Each of these StructRNAs contains a linked list of properties with name and description fields which should be translated. If it is an ENUM property, the item field would be an array of EnumPropertyItems mentioned above, so we also need to process it with RNA_enum_items_gettexted().
Finally, we implement a RNA_types_init_gettext() in the makesrna/intern/rna_access.c to do this traversal processing.
Language Selection
The application decides which translation to work with by both the locale and language settings. The language options are listed in an EnumPropertyItem array named language_items, in the /source/blender/makesrna/intern/rna_userdef.c. Users' selection is stored in the global U.language. So we can set the environment accordingly. This is all done in /source/blender/blenfont/intern/blf_lang.c. The most important function, BLF_lang_set(), will try setting the locale, LANG and LANGUAGE environment values to the specified language.

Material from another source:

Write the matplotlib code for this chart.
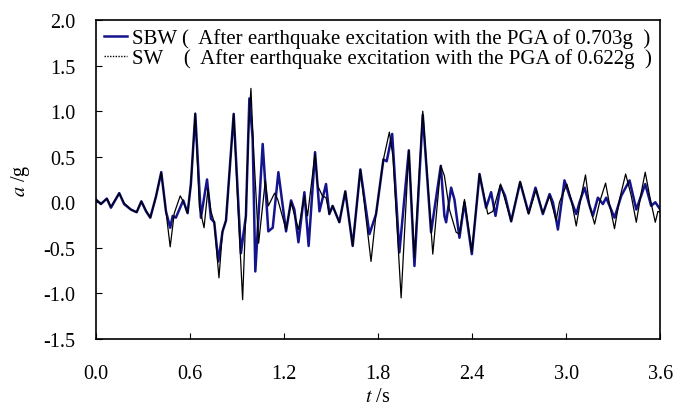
import matplotlib
matplotlib.use("Agg")
import matplotlib.pyplot as plt
from matplotlib.lines import Line2D

# SBW record (blue)
sbw_t = [0.000, 0.032, 0.070, 0.096, 0.149, 0.180, 0.223, 0.260, 0.290, 0.320,
         0.347, 0.383, 0.417, 0.447, 0.474, 0.490, 0.510, 0.557, 0.585, 0.606,
         0.634, 0.670, 0.695, 0.709, 0.734, 0.755, 0.781, 0.808, 0.830, 0.879,
         0.925, 0.957, 0.979, 1.000, 1.017, 1.064, 1.100, 1.128, 1.164, 1.213,
         1.245, 1.266, 1.292, 1.330, 1.357, 1.398, 1.426, 1.468, 1.489, 1.510,
         1.553, 1.591, 1.638, 1.687, 1.745, 1.787, 1.834, 1.855, 1.890, 1.936,
         1.996, 2.032, 2.085, 2.138, 2.200, 2.223, 2.234, 2.266, 2.287, 2.319,
         2.351, 2.398, 2.447, 2.489, 2.521, 2.549, 2.581, 2.610, 2.649, 2.706,
         2.760, 2.804, 2.851, 2.894, 2.915, 2.936, 2.947, 2.989, 3.021, 3.064,
         3.085, 3.117, 3.149, 3.170, 3.202, 3.234, 3.255, 3.308, 3.351, 3.404,
         3.447, 3.504, 3.542, 3.568, 3.600]
sbw_a = [0.03, -0.02, 0.04, -0.06, 0.10, -0.02, -0.08, -0.11, 0.01, -0.10,
         -0.17, 0.06, 0.33, -0.10, -0.28, -0.15, -0.17, 0.02, -0.12, 0.20,
         0.97, -0.17, 0.10, 0.25, -0.18, -0.22, -0.65, -0.32, -0.20, 0.97,
         -0.56, -0.15, 1.14, 0.70, -0.76, 0.64, -0.32, -0.28, 0.33, -0.32,
         0.02, -0.08, -0.44, 0.11, -0.48, 0.55, -0.10, 0.20, -0.13, -0.04,
         -0.22, 0.12, -0.48, 0.36, -0.35, -0.13, 0.47, 0.45, 0.75, -0.55,
         0.57, -0.70, 0.96, -0.33, 0.40, -0.15, -0.22, 0.16, 0.03, -0.39,
         0.00, -0.57, 0.31, -0.06, 0.11, -0.15, 0.18, 0.07, -0.21, 0.22,
         -0.12, 0.16, -0.13, 0.09, 0.00, -0.19, -0.30, 0.24, 0.07, -0.13,
         0.00, 0.16, -0.04, -0.15, 0.05, -0.02, 0.05, -0.17, 0.07, 0.24,
         -0.08, 0.20, -0.04, 0.00, -0.08]

# SW record (black)
sw_t = [0.000, 0.032, 0.070, 0.096, 0.149, 0.180, 0.223, 0.260, 0.290, 0.320,
        0.347, 0.383, 0.417, 0.447, 0.474, 0.500, 0.538, 0.560, 0.585, 0.606,
        0.634, 0.660, 0.690, 0.715, 0.734, 0.755, 0.785, 0.808, 0.830, 0.879,
        0.905, 0.936, 0.957, 0.975, 0.989, 1.005, 1.038, 1.081, 1.100, 1.140,
        1.160, 1.213, 1.245, 1.292, 1.330, 1.350, 1.398, 1.415, 1.445, 1.468,
        1.489, 1.510, 1.553, 1.591, 1.638, 1.687, 1.755, 1.787, 1.834, 1.872,
        1.895, 1.947, 1.996, 2.032, 2.085, 2.149, 2.200, 2.223, 2.255, 2.298,
        2.319, 2.351, 2.398, 2.447, 2.500, 2.532, 2.581, 2.649, 2.706, 2.760,
        2.808, 2.851, 2.894, 2.936, 2.957, 3.004, 3.032, 3.064, 3.096, 3.123,
        3.149, 3.181, 3.213, 3.251, 3.276, 3.308, 3.340, 3.379, 3.415, 3.447,
        3.479, 3.504, 3.532, 3.568, 3.585, 3.600]
sw_a = [0.03, -0.02, 0.04, -0.05, 0.10, -0.01, -0.08, -0.11, 0.01, -0.09,
        -0.17, 0.06, 0.33, -0.10, -0.49, -0.12, 0.07, 0.00, -0.12, 0.20,
        0.98, -0.05, -0.28, 0.15, -0.10, -0.22, -0.83, -0.32, -0.20, 0.97,
        0.00, -1.07, -0.10, 0.85, 1.25, 0.60, -0.45, 0.24, -0.04, 0.10,
        0.03, -0.30, 0.00, -0.30, 0.07, -0.15, 0.53, 0.18, 0.07, 0.05,
        -0.13, -0.04, -0.22, 0.12, -0.48, 0.36, -0.65, -0.13, 0.47, 0.77,
        0.50, -1.05, 0.57, -0.61, 1.00, -0.57, 0.40, 0.29, -0.08, -0.33,
        -0.35, 0.03, -0.55, 0.31, -0.13, -0.10, 0.20, -0.21, 0.23, -0.13,
        0.14, -0.12, 0.07, -0.20, 0.00, 0.20, 0.03, -0.26, 0.07, 0.30,
        -0.04, -0.24, 0.00, 0.21, -0.02, -0.29, 0.03, 0.31, 0.07, -0.22,
        0.11, 0.33, 0.07, -0.22, -0.10, -0.11]

x_ticks = [0.0, 0.6, 1.2, 1.8, 2.4, 3.0, 3.6]
y_ticks = [-1.5, -1.0, -0.5, 0.0, 0.5, 1.0, 1.5, 2.0]

label_sbw = "SBW (  After earthquake excitation with the PGA of 0.703g  )"
label_sw = "SW    (  After earthquake excitation with the PGA of 0.622g  )"

blue = "#14148c"

plt.rcParams["font.family"] = ["Liberation Serif", "DejaVu Serif"]
plt.rcParams["mathtext.fontset"] = "stix"

fig = plt.figure(figsize=(6.8, 4.06), dpi=100)
ax = fig.add_axes([0.141, 0.163, 0.830, 0.785])

ax.plot(sbw_t, sbw_a, color=blue, lw=1.8, zorder=2)
ax.plot(sw_t, sw_a, color="black", lw=0.9, zorder=3)

ax.set_xlim(0, 3.6)
ax.set_ylim(-1.5, 2.0)
ax.set_xticks(x_ticks)
ax.set_yticks(y_ticks)
ax.set_xticklabels([f"{v:.1f}" for v in x_ticks])
ax.set_yticklabels([f"{v:.1f}" for v in y_ticks])
ax.tick_params(direction="in", length=4, width=0.8, labelsize=14.5,
               top=False, right=False)
ax.tick_params(axis="x", pad=18)
ax.tick_params(axis="y", pad=15)
for s in ax.spines.values():
    s.set_linewidth(1.2)

ax.set_xlabel("$t$ /s", fontsize=14.5, labelpad=3)
ax.set_ylabel("$a$ /g", fontsize=14.5, labelpad=8)

handles = [Line2D([], [], color=blue, lw=1.8),
           Line2D([], [], color="black", lw=1.0, linestyle=(0, (1, 1)))]
ax.legend(handles, [label_sbw, label_sw], loc="upper left",
          bbox_to_anchor=(0.0, 1.0), frameon=False, fontsize=15,
          handlelength=1.1, handletextpad=0.25, labelspacing=0.0,
          borderaxespad=0.1, borderpad=0.3)

fig.savefig("out.png", dpi=100)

This function also set the domain binding for gettext:
void BLF_lang_set(const char *str)
{
...
if( str[0]!=0 )
{
BLI_setenv("LANG", str);
BLI_setenv("LANGUAGE", str);
}
...
setlocale(LC_ALL, str);
...
textdomain(DOMAIN_NAME);
bindtextdomain(DOMAIN_NAME, global_messagepath);
...
}
Font Loading
Blender is rendered by OpenGL, so after other issues settled, the last problem is how to render international texts such as Chinese on the UI. The main point is to load a proper font when calling uiStyleInit() in /source/blender/editors/interface/interface_style.c. Finally we find Unifont a good glyphs that support all useful utf8 characters.
However, the TTF takes more than 10MB space. To make blender as lightweight as possible, we decide to gzip it. As a result, the application has to ungzip it at runtime. This work is done by BLI_ungzip_to_mem() in /source/blender/blenlib/intern/fileops.c:
/*
* gzip the file in from_file and write it to memery to_mem,
* at most size bytes.
*
* return the unziped size
*/
int BLI_ungzip_to_mem(const char *from_file, char *to_mem, const int size)
{
gzFile gzfile;
int readsize;
gzfile = gzopen( from_file, "rb" );
readsize = gzread( gzfile, to_mem, size);
if (readsize < 0)
readsize = EOF;
return readsize;
}
The get_datatoc_bunifont_ttf() function in /source/blender/editors/datafiles calls this function and return the font data been read. Then the uiStyleInit() finished loading the unifont TTF:
font->blf_id= BLF_load_mem_unique(
"default",
(unsigned char *)get_datatoc_bunifont_ttf(),
datatoc_bunifont_ttf_size);
Presently Garlic takes unifont as the default font, while not the old bfont. Because the Language Selection interface needs almost all languages, so any single language TTF may not work well.
After these preparation, international texts can be displayed properly, now.